At some point during the trip, (around when the drugs really started to kick in), it kinda felt like I broke reality, like I had entered another realm of existence. I believed that I was some sort of awakened god, and so were the other 3 people I was with. They all seemed much older and and wiser than I though. It's worth mentioning that one of people was a good friend of mine I've known for years, and the other two were newer friends. We had some intense conversations, and it all felt oh so very "guided". I learned lots of insights about stuff that I seemed to be remembering rather than learning. It felt like everything I had done in my life was leading up to that moment (of course it did, but this felt important). There was so much symbolism in everything that everybody said. Most of the conversations we had seemed very normal, but with so much underlying information behind it, and I could interpret it. Like they were trying to tell me the secrets of life, but with playful subtlety. At the time, I was in full belief that what I was witnessing was actually true, and not just me being stupid high on drugs and wildly misinterpreting things, and for some pretty good reasons.

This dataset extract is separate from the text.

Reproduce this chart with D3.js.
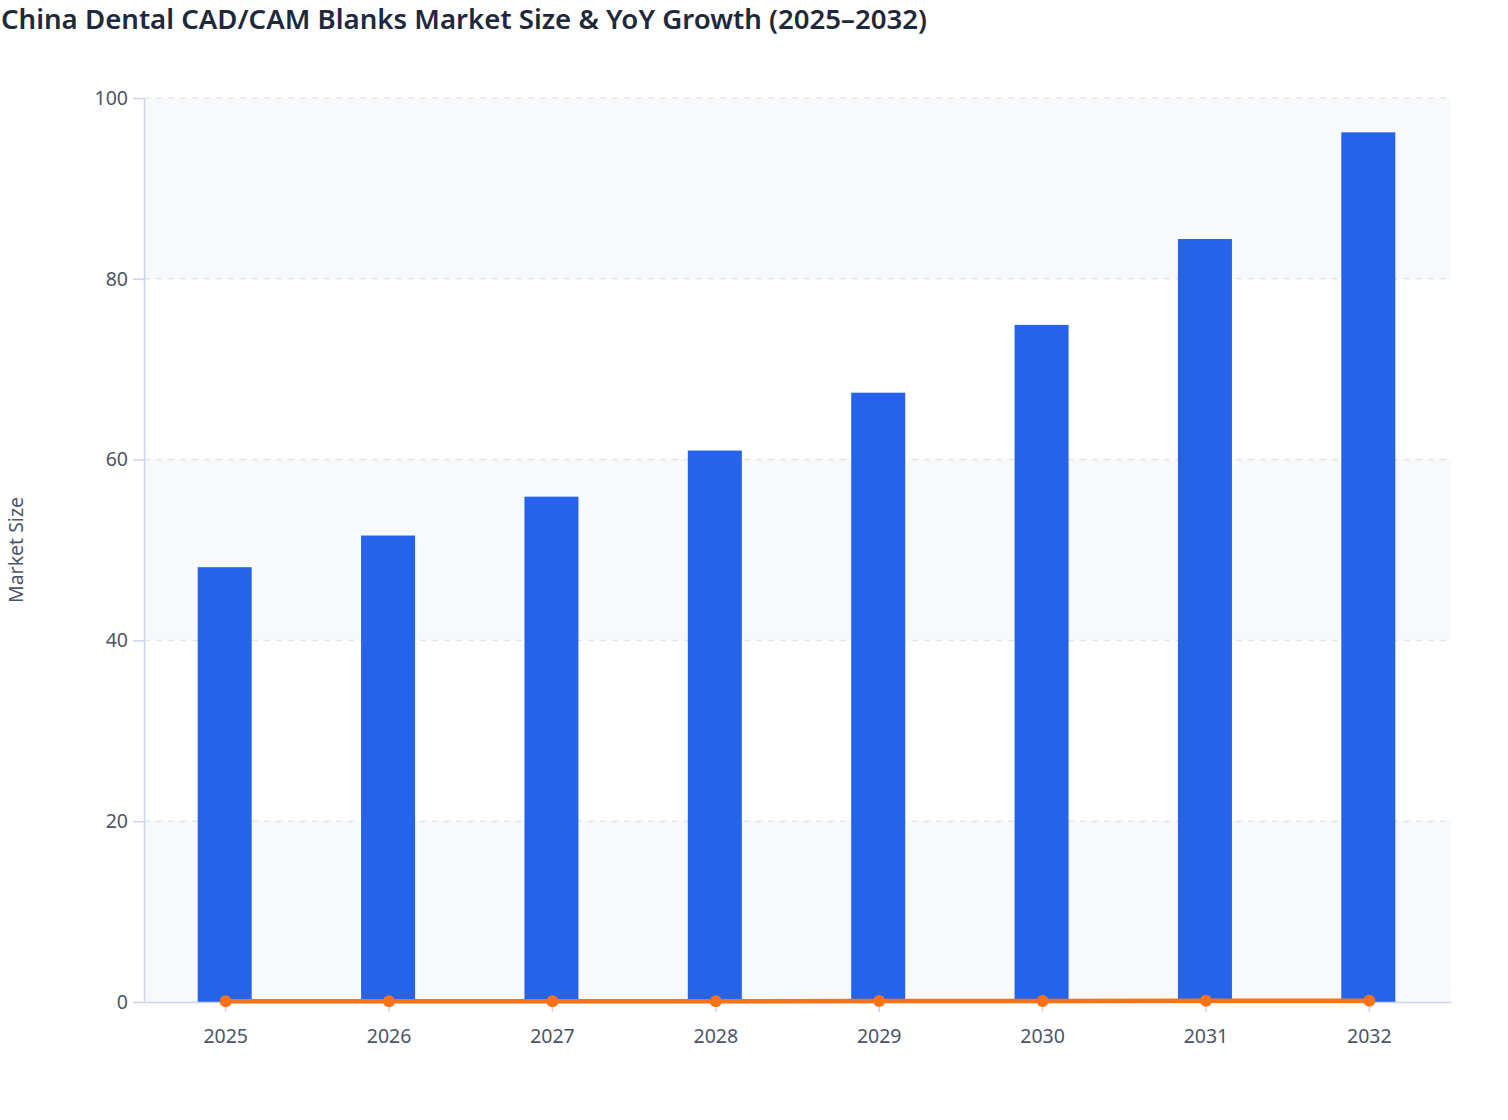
<!DOCTYPE html>
<html>
<head>
<style>
  body {
    background-color: white;
    margin: 0px;
    font-family: "Noto Sans", "Open Sans", sans-serif;
  }
  svg {
    display: block;
  }
</style>
<script src="https://cdn.jsdelivr.net/npm/d3@7"></script>
</head>
<body>
  <svg></svg>
</body>
<script>
const years = ["2025", "2026", "2027", "2028", "2029", "2030", "2031", "2032"];
const marketSize = [48.1, 51.6, 55.9, 61.0, 67.4, 74.9, 84.4, 96.2];
const yoyGrowth = [0.07, 0.073, 0.083, 0.091, 0.105, 0.111, 0.127, 0.14];
const yTicks = [0, 20, 40, 60, 80, 100];

const width = 1508,
    height = 1120,
    margin = {top: 98, right: 57, bottom: 118, left: 144};

const svg = d3.select("svg")
    .attr("width", width)
    .attr("height", height);

const x = d3.scaleBand()
    .domain(years)
    .range([margin.left, width - margin.right]);

const y = d3.scaleLinear()
    .domain([0, 100])
    .range([height - margin.bottom, margin.top]);

// title
svg.append("text")
    .attr("x", 1)
    .attr("y", 29)
    .attr("font-size", 27.6)
    .attr("font-weight", 600)
    .attr("fill", "#1e293b")
    .text("China Dental CAD/CAM Blanks Market Size & YoY Growth (2025–2032)");

// alternating bands (0-20 shaded, 20-40 clear, ...)
const bands = d3.pairs(yTicks).filter(function(d, i) {return i % 2 == 0});
svg.append("g")
  .selectAll("rect")
  .data(bands)
  .join("rect")
    .attr("x", margin.left)
    .attr("width", width - margin.right - margin.left)
    .attr("y", function(d) {return y(d[1])})
    .attr("height", function(d) {return y(d[0]) - y(d[1])})
    .attr("fill", "#f8f9fb");

// dashed grid
svg.append("g")
  .selectAll("line")
  .data(yTicks.slice(1))
  .join("line")
    .attr("x1", margin.left)
    .attr("x2", width - margin.right)
    .attr("y1", function(d) {return y(d)})
    .attr("y2", function(d) {return y(d)})
    .attr("stroke", "#e3e6eb")
    .attr("stroke-width", 1.5)
    .attr("stroke-dasharray", "6,6");

// bars
svg.append("g")
  .selectAll("rect")
  .data(marketSize)
  .join("rect")
    .attr("x", function(d, i) {return x(years[i]) + x.bandwidth() / 2 - 28})
    .attr("width", 54)
    .attr("y", function(d) {return y(d)})
    .attr("height", function(d) {return y(0) - y(d)})
    .attr("fill", "#2563eb");

// y axis
const yAxis = svg.append("g")
    .attr("transform", `translate(${margin.left},0)`)
    .call(d3.axisLeft(y).tickValues(yTicks).tickSize(11).tickSizeOuter(0).tickPadding(5));

// x axis
const xAxis = svg.append("g")
    .attr("transform", `translate(0,${y(0)})`)
    .call(d3.axisBottom(x).tickSize(10).tickSizeOuter(0).tickPadding(17));

[yAxis, xAxis].forEach(function(g) {
  g.select(".domain").attr("stroke", "#ccd3ee").attr("stroke-width", 1.5);
  g.selectAll(".tick line").attr("stroke", "#ccd3ee").attr("stroke-width", 1.5);
  g.selectAll(".tick text")
      .attr("font-family", "Noto Sans")
      .attr("font-size", 19.5)
      .attr("fill", "#4b5567");
});

// growth line
const line = d3.line()
    .x(function(d, i) {return x(years[i]) + x.bandwidth() / 2})
    .y(function(d) {return y(d)});

svg.append("path")
    .datum(yoyGrowth)
    .attr("d", line)
    .attr("fill", "none")
    .attr("stroke", "#f97316")
    .attr("stroke-width", 4.5);

svg.append("g")
  .selectAll("circle")
  .data(yoyGrowth)
  .join("circle")
    .attr("cx", function(d, i) {return x(years[i]) + x.bandwidth() / 2})
    .attr("cy", function(d) {return y(d)})
    .attr("r", 6)
    .attr("fill", "#f97316");

// y axis title
svg.append("text")
    .attr("transform", `translate(23,${(y(0) + y(100)) / 2}) rotate(-90)`)
    .attr("text-anchor", "middle")
    .attr("font-size", 19.5)
    .attr("fill", "#4b5567")
    .text("Market Size");
</script>
</html>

When I started sobering up is when I started questioning things. I asked my friend about what had happened, and he told me he didn't remember much of what happened, and that they were mostly messing with me when I explained the details. I'm not really too sure what to believe anymore. What I can say is that it does feel like I've caught some sort of spiritual "wave" recently, and now I'm along for the ride.
 
Nakes said:
At some point during the trip, (around when the drugs really started to kick in), it kinda felt like I broke reality, like I had entered another realm of existence. I believed that I was some sort of awakened god, and so were the other 3 people I was with. They all seemed much older and and wiser than I though. It's worth mentioning that one of people was a good friend of mine I've known for years, and the other two were newer friends. We had some intense conversations, and it all felt oh so very "guided". I learned lots of insights about stuff that I seemed to be remembering rather than learning. It felt like everything I had done in my life was leading up to that moment (of course it did, but this felt important). There was so much symbolism in everything that everybody said. Most of the conversations we had seemed very normal, but with so much underlying information behind it, and I could interpret it. Like they were trying to tell me the secrets of life, but with playful subtlety. At the time, I was in full belief that what I was witnessing was actually true, and not just me being stupid high on drugs and wildly misinterpreting things, and for some pretty good reasons.

Try coming to the Nexus once when you are in that "holy god, I'm seeing the undercurrents everywhere" state and try reading some of the posts. You will be floored. "OMG, do these people know the depth of what they are writing here? How could I not see it before? Or are they present at several levels at once, and they transmit the information from their elder selves, without their lower selves knowing about that?"